Effect of accelerated carbonation of fully recycled aggregates on fracture behaviour of concrete

Abstract

Accelerated carbonation of recycled aggregates (RAs) enables fast carbon sequestration while improving engineering properties of prepared concrete. This paper presents a systematic experimental study on the fracture behaviour of concrete with carbonated recycled coarse and fine aggregates (RCA and RFA), in terms of fracture parameters and fracture process zone (FPZ). The relevant influencing mechanism was investigated by relating the macroscopic fracture responses to microstructural features.

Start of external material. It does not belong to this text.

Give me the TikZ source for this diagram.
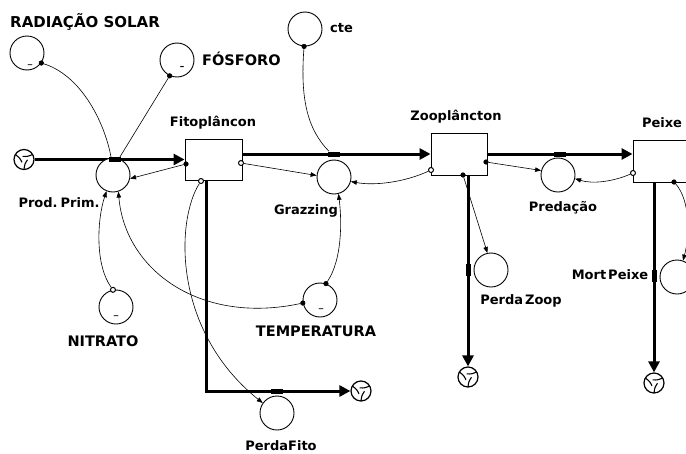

Results indicate that carbonated RFA mainly enhanced the initial fracture toughness of concrete, while carbonated RCA primarily increased its unstable fracture toughness. The enhancement of fracture energy was closely associated with carbonated RCA and RFA. The utilization of RFA resulted in the looseness and higher porosity of mortar matrix, which reduced the crack initiation resistance of concrete, mainly affecting its initial cracking stage. The incorporation of RCA reduced crack bifurcation and deflection of concrete, leading to a smaller width of FPZ, which made the initial descending segment of the tension softening curve (TSC) steeper and its tail segment shorter. The carbonation treatment of RAs improved the densification of the adhered old mortar and reduced the porosity of prepared concrete, rising the cracking resistance and inducing a wider FPZ. As a result, the initial descending segment of TSC became flatter and its tail segment tended to be longer.